“THE PERKS OF BEING A WALLFLOWER” My rating: B+ (Opening Oct. 5 at the AMC Studio)
103 minutes | MPAA rating: PG-13
Coming-of-age movies are such a cinematic staple that it takes something special to get my attention.
“Perks of Being a Wallflower” grabbed me early and never let go.
This directing debut by Stephen Chbosky (who adapted his own novel for young adults) isn’t technically adventurous, but when it comes to characterization, dialogue and situations, it’s like the work of an old soul.
Or, rather, an older soul looking back on his own youth, since I can only imagine that big chunks of the story are autobiographical.
Our protagonist is Charlie (an astonishingly good Logan Lerman), a loner and “wallflower” who is not at all looking forward to his first day in high school.
Charlie has a past, we learn in the course of the film. There’s the suicide of one of his friends and the driving death years before of his beloved aunt (a relationship jam-packed with hair-raising, late-arriving revelations). Moreover, Charlie already has endured one mental/emotional breakdown and lives in terror of yet another.
Charlie is the kind of kid who gets picked on because he’s smart and decent and can see through the desperate posing that passes for adolescent society.
Though a lowly freshman, he’s lucky enough to fall into the good graces of a small coterie of high school outsiders, seniors who recognize in him their own former selves.
Heading this goofy cabal is the openly gay Patrick (Ezra Miller, so mesmerizing as the “bad seed” teen of “We Need to Talk About Kevin”), a guy totally at ease with himself despite the crap that is thrown at him almost daily. Patrick takes young Charlie under his wing, guides him through the minefield of teen partying, and even confides to his young friend that he’s in a secret relationship with a deeply conflicted member of the school’s football team.
Patrick’s step-sister Sam (Emma Watson of the Harry Potter franchise) is a survivor of sexual molestation by an older man who has turned her life around after several years of promiscuity. Charlie volunteers to tutor her for the SATs. He is, of course, hopelessly smitten with her. So are those of us in the audience.
There are other members of this band of outsiders, most prominently a neurotic, pushy chatterbox (“Parenthood’s” Mae Whitman) who decides to make this inexperienced freshman her new beau…whether he wants it or not.

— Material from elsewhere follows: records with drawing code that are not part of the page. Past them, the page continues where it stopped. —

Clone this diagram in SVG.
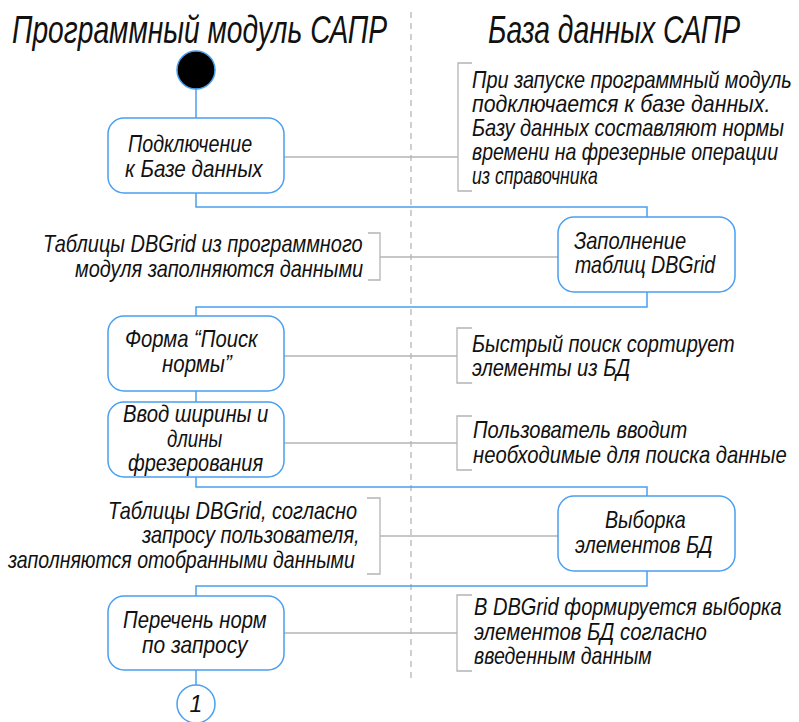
<svg xmlns="http://www.w3.org/2000/svg" width="799" height="722" viewBox="0 0 799 722">
<style>
text{font-family:"Liberation Sans","DejaVu Sans",sans-serif;font-style:italic;fill:#111;}
.t{font-size:23px;}
.h{font-size:38px;}
.node{fill:#fff;stroke:#4a9ff0;stroke-width:1.5;}
.flow{fill:none;stroke:#4a9ff0;stroke-width:1.5;}
.note{fill:none;stroke:#b4b4b4;stroke-width:1.3;}
.lane{fill:none;stroke:#b0b0b0;stroke-width:1.2;stroke-dasharray:6 5;}
</style>
<rect width="799" height="722" fill="#fff"/>
<g id="lanes">
<line class="lane" x1="411" y1="12" x2="411" y2="678"/>
<text class="h" transform="translate(12,43) scale(0.75,1)" textLength="500" lengthAdjust="spacingAndGlyphs">Программный модуль САПР</text>
<text class="h" transform="translate(488,43) scale(0.75,1)" textLength="336" lengthAdjust="spacingAndGlyphs">База данных САПР</text>
</g>
<g id="connectors">
<polyline class="flow" points="196,89 196,118"/>
<polyline class="flow" points="196,193 196,207 647,207 647,217"/>
<polyline class="flow" points="647,292 647,307 196,307 196,316"/>
<polyline class="flow" points="196,391 196,402"/>
<polyline class="flow" points="196,477 196,487 647,487 647,496"/>
<polyline class="flow" points="647,571 647,586 196,586 196,596"/>
<polyline class="flow" points="196,670 196,685"/>
<line class="note" x1="284" y1="157" x2="458" y2="157"/>
<line class="note" x1="380" y1="257" x2="558" y2="257"/>
<line class="note" x1="284" y1="356" x2="457" y2="356"/>
<line class="note" x1="284" y1="443" x2="457" y2="443"/>
<line class="note" x1="380" y1="536" x2="558" y2="536"/>
<line class="note" x1="284" y1="633" x2="457" y2="633"/>
</g>
<g id="start">
<circle cx="196" cy="70" r="19" fill="#000" stroke="#4a9ff0" stroke-width="1.5"/>
</g>
<g id="nodeA">
<rect class="node" x="108" y="118" width="176" height="75" rx="16"/>
<text class="t" transform="translate(128,152) scale(0.85,1)" textLength="146" lengthAdjust="spacingAndGlyphs">Подключение</text>
<text class="t" transform="translate(125,177) scale(0.85,1)" textLength="162" lengthAdjust="spacingAndGlyphs">к Базе данных</text>
</g>
<g id="nodeB">
<rect class="node" x="558" y="217" width="177" height="75" rx="16"/>
<text class="t" transform="translate(574,249) scale(0.85,1)" textLength="132" lengthAdjust="spacingAndGlyphs">Заполнение</text>
<text class="t" transform="translate(575,273) scale(0.85,1)" textLength="165" lengthAdjust="spacingAndGlyphs">таблиц DBGrid</text>
</g>
<g id="nodeC">
<rect class="node" x="108" y="316" width="176" height="75" rx="16"/>
<text class="t" transform="translate(125,347) scale(0.85,1)" textLength="156" lengthAdjust="spacingAndGlyphs">Форма “Поиск</text>
<text class="t" transform="translate(162,372) scale(0.85,1)" textLength="82" lengthAdjust="spacingAndGlyphs">нормы”</text>
</g>
<g id="nodeD">
<rect class="node" x="108" y="402" width="176" height="75" rx="16"/>
<text class="t" transform="translate(123,422) scale(0.85,1)" textLength="171" lengthAdjust="spacingAndGlyphs">Ввод ширины и</text>
<text class="t" transform="translate(167,447) scale(0.85,1)" textLength="65" lengthAdjust="spacingAndGlyphs">длины</text>
<text class="t" transform="translate(128,471) scale(0.85,1)" textLength="159" lengthAdjust="spacingAndGlyphs">фрезерования</text>
</g>
<g id="nodeE">
<rect class="node" x="558" y="496" width="177" height="75" rx="16"/>
<text class="t" transform="translate(605,528) scale(0.85,1)" textLength="95" lengthAdjust="spacingAndGlyphs">Выборка</text>
<text class="t" transform="translate(575,553) scale(0.85,1)" textLength="162" lengthAdjust="spacingAndGlyphs">элементов БД</text>
</g>
<g id="nodeF">
<rect class="node" x="108" y="596" width="176" height="74" rx="16"/>
<text class="t" transform="translate(123,628) scale(0.85,1)" textLength="169" lengthAdjust="spacingAndGlyphs">Перечень норм</text>
<text class="t" transform="translate(142,653) scale(0.85,1)" textLength="124" lengthAdjust="spacingAndGlyphs">по запросу</text>
</g>
<g id="end">
<circle cx="196" cy="704" r="19" fill="#fff" stroke="#4a9ff0" stroke-width="1.5"/>
<text class="t" x="196" y="712" text-anchor="middle">1</text>
</g>
<g id="noteA">
<path class="note" d="M472,63 H458 V191 H472"/>
<text class="t" transform="translate(472,88) scale(0.85,1)" textLength="376" lengthAdjust="spacingAndGlyphs">При запуске программный модуль</text>
<text class="t" transform="translate(472,112) scale(0.85,1)" textLength="351" lengthAdjust="spacingAndGlyphs">подключается к базе данных.</text>
<text class="t" transform="translate(472,136) scale(0.85,1)" textLength="367" lengthAdjust="spacingAndGlyphs">Базу данных составляют нормы</text>
<text class="t" transform="translate(472,160) scale(0.85,1)" textLength="360" lengthAdjust="spacingAndGlyphs">времени на фрезерные операции</text>
<text class="t" transform="translate(472,184) scale(0.85,1)" textLength="148" lengthAdjust="spacingAndGlyphs">из справочника</text>
</g>
<g id="noteB">
<path class="note" d="M368,233 H380 V280 H368"/>
<text class="t" transform="translate(43,252) scale(0.85,1)" textLength="376" lengthAdjust="spacingAndGlyphs">Таблицы DBGrid из программного</text>
<text class="t" transform="translate(75,277) scale(0.85,1)" textLength="339" lengthAdjust="spacingAndGlyphs">модуля заполняются данными</text>
</g>
<g id="noteC">
<path class="note" d="M472,328 H457 V383 H472"/>
<text class="t" transform="translate(472,352) scale(0.85,1)" textLength="309" lengthAdjust="spacingAndGlyphs">Быстрый поиск сортирует</text>
<text class="t" transform="translate(472,376) scale(0.85,1)" textLength="186" lengthAdjust="spacingAndGlyphs">элементы из БД</text>
</g>
<g id="noteD">
<path class="note" d="M472,416 H457 V470 H472"/>
<text class="t" transform="translate(473,438) scale(0.85,1)" textLength="252" lengthAdjust="spacingAndGlyphs">Пользователь вводит</text>
<text class="t" transform="translate(473,463) scale(0.85,1)" textLength="369" lengthAdjust="spacingAndGlyphs">необходимые для поиска данные</text>
</g>
<g id="noteE">
<path class="note" d="M367,498 H380 V574 H367"/>
<text class="t" transform="translate(108,519) scale(0.85,1)" textLength="293" lengthAdjust="spacingAndGlyphs">Таблицы DBGrid, согласно</text>
<text class="t" transform="translate(142,543) scale(0.85,1)" textLength="256" lengthAdjust="spacingAndGlyphs">запросу пользователя,</text>
<text class="t" transform="translate(8,568) scale(0.85,1)" textLength="408" lengthAdjust="spacingAndGlyphs">заполняются отобранными данными</text>
</g>
<g id="noteF">
<path class="note" d="M472,595 H457 V671 H472"/>
<text class="t" transform="translate(474,615) scale(0.85,1)" textLength="362" lengthAdjust="spacingAndGlyphs">В DBGrid формируется выборка</text>
<text class="t" transform="translate(474,640) scale(0.85,1)" textLength="274" lengthAdjust="spacingAndGlyphs">элементов БД согласно</text>
<text class="t" transform="translate(474,664) scale(0.85,1)" textLength="209" lengthAdjust="spacingAndGlyphs">введенным данным</text>
</g>
</svg>
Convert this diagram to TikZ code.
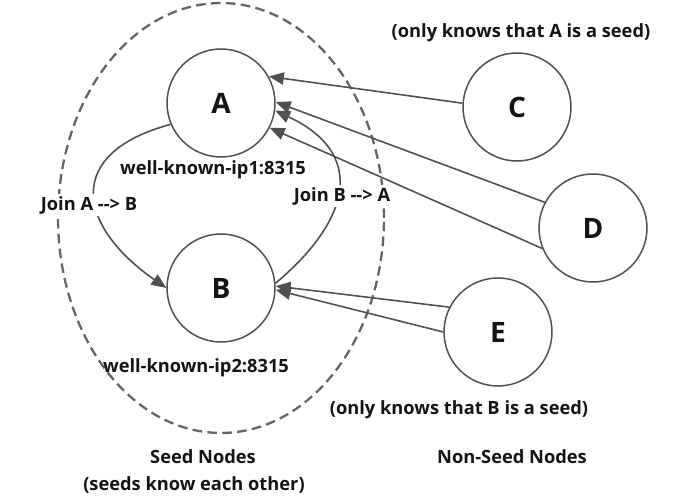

Charlie’s new friends are the sorts of people who stand around saying sarcastic things about “cool” high school society, then go out and dress up in fishnet hosiery to lead the live performance at a screening of “The Rocky Horror Picture Show” (the time appears to be the early 1980’s).
There are elements of Chbosky’s story that don’t quite work for me. His tendency to give each of his principal characters a troubled past (nymphomania, suicide, bullying, sexual molestation, kleptomania) often feels like overkill, and numerous subplots are introduced but never really go anywhere (the result, no doubt, of boiling a novel down to a reasonable running time).
But the film excels is in its depiction of adolescent pariahs who band together to support one another, ensuring their survival until they can enter an adult world where being a true individual is an asset rather than a wedgie magnet.
Young Lerman (he was Christian Bale’s son in “3:10 to Yuma” and plays the title character in the “Percy Jackson” franchise) is a major star in the making. He’s soulful, funny (he takes the cliche of a kid’s first marijuana experience and turns it into something totally fresh and disarming) and has a terrific voice, which he puts to good use in the film’s extensive (and semi-poetic) narration.
Chbosky has assembled a remarkably deep supporting cast, including Dylan McDermott and Kate Walsh as Charlie’s parents, and Paul Rudd (utterly sincere here) as the English teacher who becomes our hero’s mentor and confidant.
Given the familiar territory, the film could have gone wrong about a dozen different ways. But with a killer combo of storyteller and amazing young players “The Perks of Being a Wallflower” becomes an intoxicating reverie about our shared youths.
| Robert W. Butler

Saw it last night at the Film Festival, thought it was a terrific movie, story, acting, ability to get into the emotions of the story and life. I recommend it.